Menjadi Konservatif, Apakah Salah?
Sampai detik aku menulis ini, aku belum tahu mau berbicara perihal apa. Banyak bulatan-bulatan kecil menghalangi pandangan. Huruf dan kata sebagian hilang. Anehnya tangan ini terus berjalan, meski belum yakin sampai atau malah ditinggalkan. Mereka semakin mengganggu. Mata sudah ku kedipkan berulang-ulang. Gawai ini sudah kuangkat mengawang-ngawang. Samar, pandanganku semakin buram. Padahal baru tadi, saat makan bersama teman, aku bilang mataku normal.
Anehnya, aku tidak mengajukan keluhan. Semacam sudah yakin bahwa ini akan menghilang. Begitu juga kehidupan. Teringat saat hari-hari terasa mengambang tidak ada kepastian, tetapi keyakinan tidak hilang. Bapak bilang,
“Tukang kursi pasti tahu seberapa kuat kursi yang ia buat, apa yang ditempatkan pasti akan disesuaikan, pun dengan tuhan”
Sejenak berpikir, keyakinan ini mengikis (hampir) habis ambisi. Tidak lagi terbayang apa yang ingin dikejar. Sebatas hidup dengan nyaman meski harus tetap berjalan. Bagian kecil yang tidak hilang ternyata tentang aku dan kebahagiaan. Jalan-jalan sore di taman, makan bakso samping jalan, menikmati pagi dalam lamunan, dan bersenandung ria dengan yang tersayang.

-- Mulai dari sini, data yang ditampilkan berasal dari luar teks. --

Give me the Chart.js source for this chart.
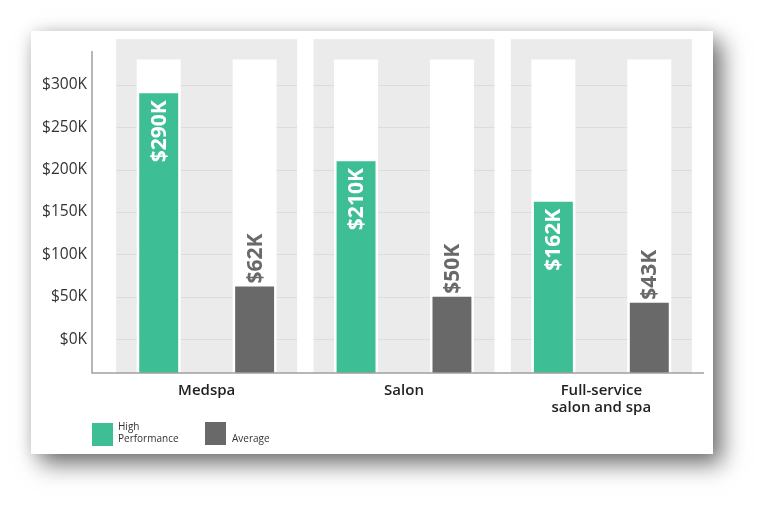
<!DOCTYPE html>
<html>
<head>
<meta charset="utf-8">
<script src="https://cdn.jsdelivr.net/npm/chart.js@4.4.1/dist/chart.umd.min.js"></script>
<style>
  html, body { margin: 0; padding: 0; background: #fff; }
  body { width: 775px; height: 517px; position: relative; overflow: hidden; font-family: "Open Sans", sans-serif; }
  .card {
    position: absolute; left: 31px; top: 31px; width: 682px; height: 423px; background: #fff;
    box-shadow: 9px 10px 22px rgba(0,0,0,0.55), 0 0 14px rgba(0,0,0,0.10);
  }
  canvas { position: absolute; left: 0; top: 0; }
  .legend .sw { position: absolute; width: 21px; height: 23px; }
  .legend .txt { position: absolute; font-size: 10px; line-height: 12px; color: #333; }
</style>
</head>
<body>
<div class="card">
  <canvas id="chart" width="682" height="423"></canvas>
  <div class="legend">
    <div class="sw" style="left:61px;top:392px;background:#3dbe95"></div>
    <div class="txt" style="left:87px;top:389px">High<br>Performance</div>
    <div class="sw" style="left:174px;top:391px;background:#696969"></div>
    <div class="txt" style="left:201px;top:401px">Average</div>
  </div>
</div>
<script>
const categories = ['Medspa', 'Salon', ['Full-service', 'salon and spa']];
const highPerformance = [290, 210, 162];
const average = [62, 50, 43];
const yTicks = [0, 50, 100, 150, 200, 250, 300];

const Y_MIN = -40;
const Y_MAX = 340;
const TRACK_TOP = 330;
const PANEL_TOP = 354;

const GREEN = '#3dbe95';
const GREY = '#696969';

const track = categories.map(() => [Y_MIN, TRACK_TOP]);

// gray panels, gridlines and axis lines
const backdrop = {
  id: 'backdrop',
  beforeDatasetsDraw(chart) {
    const { ctx, chartArea, scales: { x, y } } = chart;
    const catW = chartArea.width / categories.length;
    const panelW = catW * 0.917;
    const top = y.getPixelForValue(PANEL_TOP);
    ctx.save();
    categories.forEach((_, i) => {
      const cx = x.getPixelForValue(i);
      ctx.fillStyle = '#ebebeb';
      ctx.fillRect(cx - panelW / 2, top, panelW, chartArea.bottom - top);
      ctx.strokeStyle = '#dcdcdc';
      ctx.lineWidth = 1;
      yTicks.forEach(v => {
        const py = Math.round(y.getPixelForValue(v)) + 0.5;
        ctx.beginPath();
        ctx.moveTo(cx - panelW / 2, py);
        ctx.lineTo(cx + panelW / 2, py);
        ctx.stroke();
      });
    });
    ctx.restore();
  },
  afterDatasetsDraw(chart) {
    const { ctx, chartArea } = chart;
    const left = chartArea.left - 16;
    ctx.save();
    ctx.strokeStyle = '#a0a0a0';
    ctx.lineWidth = 1.5;
    ctx.beginPath();
    ctx.moveTo(left, chartArea.top);
    ctx.lineTo(left, chartArea.bottom);
    ctx.lineTo(chartArea.right + 4, chartArea.bottom);
    ctx.stroke();

    // value labels
    ctx.font = 'bold 21px "Open Sans"';
    ctx.textBaseline = 'middle';
    [[1, highPerformance, '#ffffff', true], [3, average, GREY, false]].forEach(([idx, vals, color, inside]) => {
      chart.getDatasetMeta(idx).data.forEach((bar, i) => {
        ctx.save();
        ctx.fillStyle = color;
        ctx.translate(bar.x, inside ? bar.y + 7 : bar.y - 3);
        ctx.rotate(-Math.PI / 2);
        ctx.textAlign = inside ? 'right' : 'left';
        ctx.fillText('$' + vals[i] + 'K', 0, 1);
        ctx.restore();
      });
    });
    ctx.restore();
  }
};

new Chart(document.getElementById('chart'), {
  type: 'bar',
  data: {
    labels: categories,
    datasets: [
      { label: 'trackHP', data: track, backgroundColor: '#fff', stack: 'hp', order: 2,
        barPercentage: 0.458, categoryPercentage: 0.972 },
      { label: 'High Performance', data: highPerformance.map(v => [Y_MIN, v]), backgroundColor: GREEN,
        stack: 'hp', order: 1, barPercentage: 0.406, categoryPercentage: 0.972 },
      { label: 'trackAvg', data: track, backgroundColor: '#fff', stack: 'avg', order: 2,
        barPercentage: 0.458, categoryPercentage: 0.972 },
      { label: 'Average', data: average.map(v => [Y_MIN, v]), backgroundColor: GREY,
        stack: 'avg', order: 1, barPercentage: 0.406, categoryPercentage: 0.972 }
    ]
  },
  options: {
    responsive: false,
    animation: false,
    layout: { padding: { top: 20, right: 13, left: 0, bottom: 0 } },
    plugins: { legend: { display: false }, tooltip: { enabled: false } },
    scales: {
      x: {
        grid: { display: false, drawTicks: false },
        border: { display: false },
        ticks: { color: '#222', padding: 9, font: { family: 'Open Sans', size: 15, weight: '600', lineHeight: 1.15 } },
        afterFit(scale) { scale.height = 81; scale.paddingLeft = 0; scale.paddingRight = 0; }
      },
      y: {
        min: Y_MIN, max: Y_MAX, stacked: false,
        grid: { display: false, drawTicks: false },
        border: { display: false },
        afterBuildTicks(scale) { scale.ticks = yTicks.map(v => ({ value: v })); },
        afterFit(scale) { scale.width = 77; scale.paddingTop = 0; scale.paddingBottom = 0; },
        ticks: {
          color: '#333', padding: 21,
          font: { family: 'Open Sans', size: 15.5 },
          callback: v => '$' + v + 'K'
        }
      }
    }
  },
  plugins: [backdrop]
});
</script>
</body>
</html>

Lalu muncul sebuah pertanyaan. Apa ini suatu hal yang wajar? atau ini pembelaanku atas pemikiran kurang ajar? Apalagi jika melihat teman-teman, mimpiku tiada lagi yang bisa dipamerkan. Omong kosong pun akan kewalahan. Kalau aku jawab, “Aku tidak tahu tentang dunia, aku hanya hidup di depan mata”, apakah aku tetap seorang mahasiswa?
Aku ingin menjadi biasa saja. Banal. Selayaknya manusia dengan kodrat dari tuhan. Tidak dikenal alam raya pun tidak apa. Terkecuali kamu yang akan menua bersama. Melakukan apa pun aku rela. Perihal masa depan, besok juga demikian. Kenikmatan waktu yang tak berbayar, namun membuat diri merasa terkejar. Kemudian lupa apa yang disekitar karena sudah lama hilang kabar. Kemudian pongah menjalani kehidupan. Kemudian mati tanpa ada persiapan.